Code vs. data… there are many ways to go into this oh so important dichotomy.
Here is a famous quote from a famous book, now over four decades old (as you
can tell from its somewhat different terminology, i.e. flowcharts
<=> code
, tables
<=>
data
):
Show me your flowcharts, and conceal your tables, and I shall continue to be mystified; show me your tables and I won’t usually need your flowcharts: they’ll be obvious.– Fred Brooks, “The Mythical Man Month”
Data really tends to be the most important aspect of a long-term design process, because:
- code matters while our program is executing, data is what stays around when it is not
- code is what we invent and produce to deal with a task, data is what comes in as facts
- code evolves as we better understand a task, data needs to be saved and kept intact
Very often, software development is like a constant shuffle: we write code, we run it, it collects, generates, and transforms some data, we save that data to disk, we stop the code and replace it with an improved version, and then the whole process starts over again. We’re continuously alternating between run mode (with the code frozen) and stop mode (with the data frozen):
There are clearly exceptions to this view of the software development process: when we store HTML pages as data, it really is part of the software design, in the same way that our code is.
But the model breaks down with JET, which needs to be running 24 hours a day, 7 days a week. As far as the hub is concerned, there is no stop mode. We don’t want to lose incoming data.
This means the design of the central data structures and formats must be frozen from day one. Of course we’ll need to be able to add, change, and remove any data flowing through the system, but its shape and semantics should be fixed, as far as the logic and code in the hub is concerned.
This is not as hard as it may seem. The hub is a switchboard. There is very little data which it needs to understand. If it can collect data, pass it around, and save it, it won’t care what that data is. And that’s where MQTT’s “pub/sub” and Bolt’s “key/value” concepts make things easy:
- there are topics (a plain text string, with slashes and some minor conventions)
- these topics determine the routing of incoming and outgoing messages
- and there are values (message “payloads” in MQTT terminology)
- for MQTT, the mechanism is called publish-subscribe, or “pub/sub” in short
- for Bolt, the topic is the (hierarchical) key under which a value is stored on disk
- the values can be anything and can often be treated as an opaque collection of bytes
The only exceptions are the messages which control the behaviour and operation of the hub itself. These need to be specified early on, and frozen - hopefully in such a way that all further changes can remain 100% backwards-compatible. Again, this is not necesssarily a very hard requirement to meet: if we start off with a truly minimally-viable set of special hub messages, then every subsequent change can be about adding new message conventions for the hub.
Adding message types, formats, rules, and semantics to a running system is far less intrusive than changing what is already in use. Even if the first hub can only pass messages as-is through MQTT and not save them in Bolt, quite a few features in JET can be tried and built already. As we figure out the best messaging design for this, we can start by implementing this in a separate JET Pack before messing with the hub. This can be done on our development machine, as a pack which includes Bolt and connects to the rest of the system like any other pack: over MQTT.

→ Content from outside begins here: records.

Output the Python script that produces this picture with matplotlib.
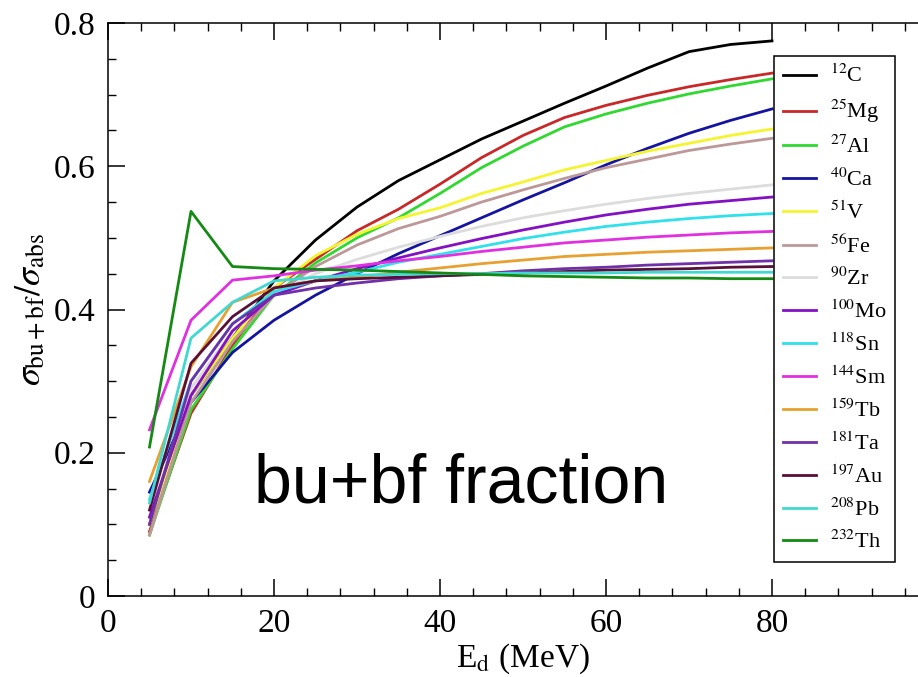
import numpy as np
import matplotlib
matplotlib.use('Agg')
import matplotlib.pyplot as plt
from matplotlib.ticker import MultipleLocator

plt.rcParams['font.family'] = ['Liberation Serif', 'DejaVu Serif']
plt.rcParams['mathtext.fontset'] = 'stix'

# deuteron energies (MeV)
energy = [5, 10, 15, 20, 25, 30, 35, 40, 45, 50, 55, 60, 65, 70, 75, 80]

# breakup + breakup-fusion fraction of the absorption cross section
frac_C  = [0.100, 0.280, 0.360, 0.440, 0.497, 0.543, 0.580, 0.609, 0.638, 0.663, 0.688, 0.712, 0.737, 0.760, 0.770, 0.775]
frac_Mg = [0.090, 0.255, 0.350, 0.430, 0.470, 0.510, 0.540, 0.575, 0.612, 0.643, 0.668, 0.685, 0.699, 0.711, 0.721, 0.730]
frac_Al = [0.085, 0.260, 0.345, 0.420, 0.465, 0.500, 0.528, 0.562, 0.598, 0.628, 0.655, 0.673, 0.688, 0.701, 0.712, 0.722]
frac_Ca = [0.145, 0.270, 0.340, 0.385, 0.420, 0.450, 0.478, 0.503, 0.528, 0.553, 0.577, 0.602, 0.625, 0.646, 0.664, 0.680]
frac_V  = [0.100, 0.280, 0.360, 0.430, 0.475, 0.505, 0.527, 0.542, 0.562, 0.578, 0.595, 0.608, 0.621, 0.632, 0.643, 0.652]
frac_Fe = [0.085, 0.270, 0.355, 0.420, 0.460, 0.490, 0.513, 0.530, 0.550, 0.567, 0.583, 0.598, 0.610, 0.622, 0.631, 0.639]
frac_Zr = [0.110, 0.290, 0.370, 0.420, 0.450, 0.470, 0.487, 0.502, 0.516, 0.528, 0.538, 0.547, 0.555, 0.562, 0.568, 0.574]
frac_Mo = [0.110, 0.280, 0.370, 0.420, 0.440, 0.457, 0.472, 0.486, 0.499, 0.511, 0.522, 0.532, 0.540, 0.547, 0.552, 0.557]
frac_Sn = [0.135, 0.300, 0.380, 0.425, 0.440, 0.452, 0.466, 0.477, 0.488, 0.499, 0.508, 0.516, 0.522, 0.527, 0.531, 0.534]
frac_Sm = [0.232, 0.385, 0.441, 0.447, 0.455, 0.461, 0.468, 0.474, 0.481, 0.487, 0.493, 0.497, 0.501, 0.504, 0.507, 0.509]
frac_Tb = [0.160, 0.320, 0.410, 0.430, 0.440, 0.445, 0.452, 0.458, 0.464, 0.469, 0.474, 0.477, 0.480, 0.482, 0.484, 0.486]
frac_Ta = [0.100, 0.300, 0.380, 0.420, 0.430, 0.437, 0.443, 0.447, 0.450, 0.454, 0.457, 0.459, 0.462, 0.464, 0.466, 0.468]
frac_Au = [0.120, 0.325, 0.390, 0.430, 0.440, 0.443, 0.445, 0.447, 0.449, 0.451, 0.453, 0.455, 0.456, 0.457, 0.459, 0.460]
frac_Pb = [0.130, 0.360, 0.410, 0.440, 0.445, 0.448, 0.449, 0.450, 0.450, 0.451, 0.451, 0.451, 0.452, 0.452, 0.452, 0.452]
frac_Th = [0.208, 0.537, 0.460, 0.457, 0.456, 0.455, 0.453, 0.451, 0.449, 0.447, 0.446, 0.445, 0.444, 0.444, 0.443, 0.443]

targets = [r'$^{12}$C', r'$^{25}$Mg', r'$^{27}$Al', r'$^{40}$Ca', r'$^{51}$V',
           r'$^{56}$Fe', r'$^{90}$Zr', r'$^{100}$Mo', r'$^{118}$Sn', r'$^{144}$Sm',
           r'$^{159}$Tb', r'$^{181}$Ta', r'$^{197}$Au', r'$^{208}$Pb', r'$^{232}$Th']
series = [frac_C, frac_Mg, frac_Al, frac_Ca, frac_V, frac_Fe, frac_Zr, frac_Mo,
          frac_Sn, frac_Sm, frac_Tb, frac_Ta, frac_Au, frac_Pb, frac_Th]
# grace-like palette
colors = ['#000000', '#c82828', '#30d830', '#1414a0', '#f4f430', '#bc9898',
          '#dcdcdc', '#8410c4', '#30e0ea', '#e030e0', '#e8a030', '#7030a8',
          '#581038', '#40d8d0', '#148a14']

xticks = [0, 20, 40, 60, 80]
yticks = [0, 0.2, 0.4, 0.6, 0.8]
ytick_labels = ['0', '0.2', '0.4', '0.6', '0.8']

fig = plt.figure(figsize=(9.18, 6.77), dpi=100)
ax = fig.add_axes([108/918, 81/677, 830/918, 573/677])

for vals, lab, c in zip(series, targets, colors):
    ax.plot(energy, vals, '-', color=c, lw=2.0, label=lab)

ax.set_xlim(0, 100)
ax.set_ylim(0, 0.8)
ax.set_xticks(xticks)
ax.set_xticklabels([str(t) for t in xticks])
ax.xaxis.set_minor_locator(MultipleLocator(4))
ax.set_yticks(yticks)
ax.set_yticklabels(ytick_labels)
ax.yaxis.set_minor_locator(MultipleLocator(0.05))
ax.tick_params(which='both', direction='in', top=True, right=True, labelsize=24)
ax.tick_params(which='major', length=12, width=1.1, pad=9)
ax.tick_params(which='minor', length=6, width=1.0)
for s in ax.spines.values():
    s.set_linewidth(1.1)

ax.set_xlabel(r'E$_{\mathrm{d}}$ (MeV)', fontsize=24, labelpad=2)
ax.set_ylabel(r'$\sigma_{\mathrm{bu+bf}}/\sigma_{\mathrm{abs}}$', fontsize=26, labelpad=4)

ax.text(17.6, 0.131, 'bu+bf fraction', fontsize=49, family='Liberation Sans',
        ha='left', va='baseline')

leg = ax.legend(loc='upper left', bbox_to_anchor=(774/918, 1 - 56/677),
                bbox_transform=fig.transFigure, fontsize=16, frameon=True,
                fancybox=False, framealpha=1, edgecolor='black',
                handlelength=1.5, handletextpad=0.6, labelspacing=0.47,
                borderpad=0.4, borderaxespad=0)
leg.get_frame().set_linewidth(1.1)

fig.savefig('out.png', dpi=100)
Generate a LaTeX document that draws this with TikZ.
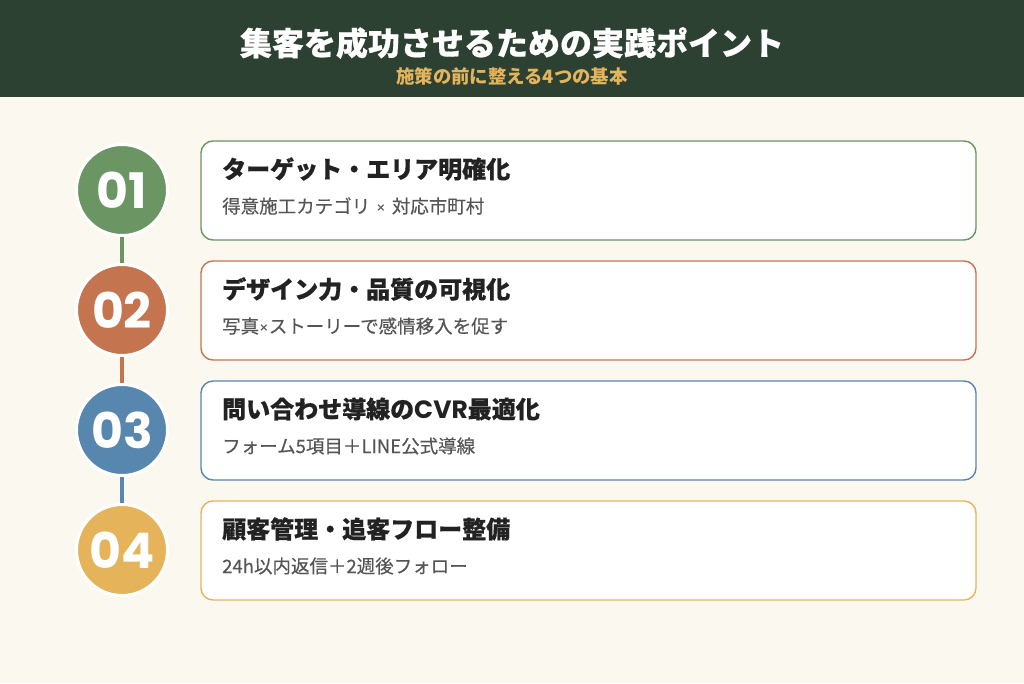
\documentclass[tikz,border=0pt]{standalone}
\usepackage{fontspec}
\setmainfont{Noto Sans CJK JP}
\newfontfamily\numfont{Poppins}
\newfontfamily\medfont{Noto Sans CJK JP}[FakeBold=0.35]
\newfontfamily\heavyfont{Noto Sans CJK JP}[BoldFeatures={FakeBold=0.6}]
\definecolor{bgc}{HTML}{FBF8EF}
\definecolor{headc}{HTML}{2D4133}
\definecolor{goldc}{HTML}{E3B45C}
\definecolor{c1}{HTML}{6B9563}
\definecolor{c2}{HTML}{C4744F}
\definecolor{c3}{HTML}{5786AE}
\definecolor{c4}{HTML}{E5B45A}
\definecolor{tdark}{HTML}{222222}
\definecolor{tgray}{HTML}{555555}
\tikzset{
  numcircle/.style={circle, draw=white, line width=3pt, minimum size=91pt, inner sep=0pt, text=white, font=\numfont\bfseries\fontsize{49}{49}\selectfont},
  cardbox/.style={draw=#1, line width=1.4pt, fill=white, rounded corners=12pt, minimum width=775pt, minimum height=99pt, inner sep=0pt},
  cardtitle/.style={anchor=west, inner sep=0pt, text=tdark, font=\heavyfont\bfseries\fontsize{24}{24}\selectfont},
  cardsub/.style={anchor=west, inner sep=0pt, text=tgray, font=\medfont\fontsize{18.5}{18.5}\selectfont},
  linkline/.style={draw=#1, line width=4pt}
}
\newcommand{\smalltimes}{{\numfont\fontsize{15}{15}\selectfont ×}}
\begin{document}
\begin{tikzpicture}[x=1pt,y=-1pt]
\useasboundingbox (0,0) rectangle (1024,683);
\fill[bgc] (0,0) rectangle (1024,683);
\fill[headc] (0,0) rectangle (1024,97);
\node[inner sep=0pt, text=white, font=\heavyfont\bfseries\fontsize{32}{32}\selectfont] (title) at (512,43) {集客を成功させるための実践ポイント};
\node[inner sep=0pt, text=goldc, font=\bfseries\fontsize{18.4}{18.4}\selectfont] (subtitle) at (512,76) {施策の前に整える4つの基本};
% circles
\coordinate (p1) at (122,190);
\coordinate (p2) at (122,310);
\coordinate (p3) at (122,430);
\coordinate (p4) at (122,550);
\path[linkline=c1] (p1) -- (p2);
\path[linkline=c2] (p2) -- (p3);
\path[linkline=c3] (p3) -- (p4);
\node[numcircle, fill=c1] (n1) at (p1) {01};
\node[numcircle, fill=c2] (n2) at (p2) {02};
\node[numcircle, fill=c3] (n3) at (p3) {03};
\node[numcircle, fill=c4] (n4) at (p4) {04};
% cards
\node[cardbox=c1] (b1) at (588.5,190.5) {};
\node[cardbox=c2] (b2) at (588.5,310.5) {};
\node[cardbox=c3] (b3) at (588.5,430.5) {};
\node[cardbox=c4] (b4) at (588.5,550.5) {};
\node[cardtitle] (t1) at (222,169) {ターゲット・エリア明確化};
\node[cardsub] (s1) at (222,206) {得意施工カテゴリ\hspace{6pt}\smalltimes\hspace{6pt}対応市町村};
\node[cardtitle] (t2) at (222,289) {デザイン力・品質の可視化};
\node[cardsub] (s2) at (222,326) {写真\smalltimes{}ストーリーで感情移入を促す};
\node[cardtitle] (t3) at (222,409) {問い合わせ導線の{\numfont\fontsize{25}{25}\selectfont CVR}最適化};
\node[cardsub] (s3) at (222,446) {フォーム5項目＋LINE公式導線};
\node[cardtitle] (t4) at (222,529) {顧客管理・追客フロー整備};
\node[cardsub] (s4) at (222,566) {24h以内返信＋2週後フォロー};
\end{tikzpicture}
\end{document}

With respect to data formats, one more design decision will be imposed: the values / payloads which need to be processed and understood by the hub will use JSON formatting. It may end up getting used in lots of places, but that’s not a hard requirement as far as the hub is concerned.
Messaging is the heart of JET (i.e. data) - not logic or processing (code) !
What about sensors, actuators, and tying into the physical world? - Same story, really: we can implement it first as a separate pack, and then choose to move that functionality into the hub, if it works well, is super-robust, and if it simplifies the flow and structure of the entire setup.
What about the front-end then, the web server which lets us see what’s going on in our house, control appliances, and define automation rules? - Again: we can start with a separate pack.
You might recognise some concepts from an old project at JeeLabs, called JeeBus - and many of the design aspects of JET are indeed similar, even if based on different technology which didn’t even exist at the time. It’ll be interesting to see how this approach plays out this time around.
As an architecture, JET embraces decoupled development, because this will allow the city-like properties mentioned in the intial requirement specs. If JET is about evolving software over a long time span, then it has to be able to evolve from a tiny nucleus (the hub) right from the start.
In a nutshell: JET/Hub is the place where data thrives - JET Packs are where code thrives.